Creating a Lookup Relationship is one of the most-done admin tasks in any Salesforce org. The configuration is simple but the design decisions about cascade behavior and filtering matter for the life of the relationship.
- Open Setup and navigate to the child object
Setup > Object Manager > select the child object > Fields & Relationships > New.
- Pick Lookup Relationship as the field type
The wizard differentiates Lookup Relationship from Master-Detail Relationship up front; pick Lookup when the child can exist independently.
- Pick the related-to object
The dropdown lists every standard and custom object the lookup can target. Pick the parent.
- Set the Field Label, Field Name, and child relationship name
The Label is what users see; the Field Name is the API name; the Child Relationship Name is what reverse-traversal queries use (Account.Opportunities__r style).

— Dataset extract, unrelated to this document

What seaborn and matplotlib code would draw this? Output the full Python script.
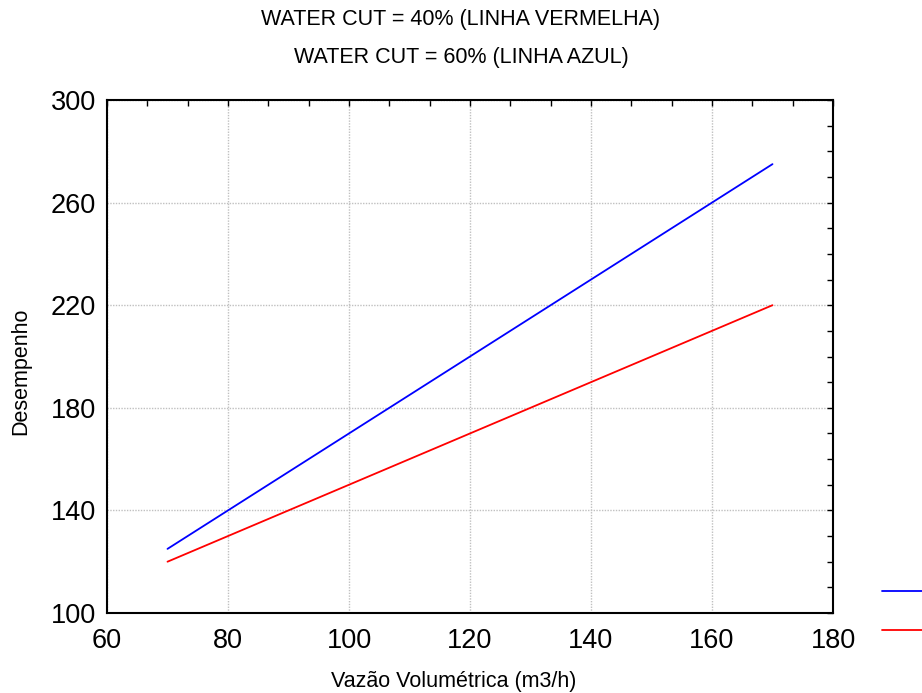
import matplotlib
matplotlib.use("Agg")
import matplotlib.pyplot as plt
import seaborn as sns
import pandas as pd
from matplotlib.ticker import AutoMinorLocator
from matplotlib.lines import Line2D

vazao = [70, 170]
desemp_40 = [120, 220]   # red
desemp_60 = [125, 275]   # blue
x_ticks = [60, 80, 100, 120, 140, 160, 180]
y_ticks = [100, 140, 180, 220, 260, 300]
title_lines = ["WATER CUT = 40% (LINHA VERMELHA)", "WATER CUT = 60% (LINHA AZUL)"]

sns.set_theme(style="white")
plt.rcParams['font.family'] = ['Liberation Sans', 'DejaVu Sans']
for k in ["text.color", "axes.labelcolor", "xtick.color", "ytick.color"]:
    plt.rcParams[k] = "black"

df = pd.DataFrame({
    "x": vazao + vazao,
    "y": desemp_60 + desemp_40,
    "s": ["60%"] * len(vazao) + ["40%"] * len(vazao),
})

fig = plt.figure(figsize=(9.22, 6.93), dpi=100)
ax = fig.add_axes([107/922, 1-613/693, (833-107)/922, (613-100)/693])

sns.lineplot(data=df, x="x", y="y", hue="s", palette={"60%": "#0000ff", "40%": "#ff0000"},
             ax=ax, legend=False, linewidth=1.3)

ax.set_xlim(60, 180)
ax.set_ylim(100, 300)
ax.set_xticks(x_ticks)
ax.set_yticks(y_ticks)
ax.xaxis.set_minor_locator(AutoMinorLocator(3))
ax.yaxis.set_minor_locator(AutoMinorLocator(4))
ax.tick_params(which="both", direction="in", top=True, right=True, color="black")
ax.tick_params(which="major", length=4, width=1, labelsize=19.5)
ax.tick_params(axis="x", which="major", pad=11)
ax.tick_params(axis="y", which="major", pad=8)
ax.tick_params(which="minor", length=4, width=1)
ax.grid(True, which="major", color="#c0c0c0", linestyle=(0, (1, 1)), linewidth=1)
for sp in ax.spines.values():
    sp.set_color("black")
    sp.set_linewidth(1.5)

ax.set_xlabel("Vazão Volumétrica (m3/h)", fontsize=15.5)
ax.set_ylabel("Desempenho", fontsize=15.5)
ax.xaxis.set_label_coords((454 - 107) / 726, -(671 - 613) / 513)
ax.yaxis.set_label_coords(-(107 - 31) / 726, (613 - 371) / 513)

fig.text(0.5, 1-20/693, title_lines[0], ha="center", va="center", fontsize=15.5)
fig.text(0.5, 1-57/693, title_lines[1], ha="center", va="center", fontsize=15.5)

handles = [Line2D([], [], color="#0000ff", lw=1.3), Line2D([], [], color="#ff0000", lw=1.3)]
fig.legend(handles, ["", ""], loc="upper left", bbox_to_anchor=(882/922, 1-585/693),
           frameon=False, handlelength=3.2, labelspacing=1.65, handletextpad=0,
           borderaxespad=0, borderpad=0, fontsize=11)

fig.savefig("out.png", dpi=100)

- Configure required and unique flags
Decide whether the lookup is platform-required (cannot be null) and whether it must be unique (each parent can have only one child of this type). Most lookups are neither.
- Add Lookup Filter if needed
Restrict which parent records are pickable through a formula. Useful for "show only active Accounts" or "show only Contacts on the current Account."
- Configure cascade delete behavior
Decide what happens when the parent gets deleted. Clear the lookup (default), prevent the delete, or cascade-delete the child.
- Add the field to Page Layouts and configure FLS
A new field is invisible without Page Layout placement and FLS grants on the relevant Profiles or Permission Sets.
- Save and test
Confirm the lookup works in the UI and that any planned automation (triggers, Flows, formulas) reads the field correctly.
- Lookup Relationships default to optional. Make them required through the field definition or a validation rule when the data demands it.
- Default cascade behavior is to clear the child's lookup on parent delete. Pick the alternative behavior when data semantics require it.
- Lookup Filters narrow the picker but evaluate at runtime. Heavy filters can slow lookup-search performance noticeably.
- Lookup Relationships do not propagate sharing or ownership. If the child needs to inherit the parent's sharing, use Master-Detail instead.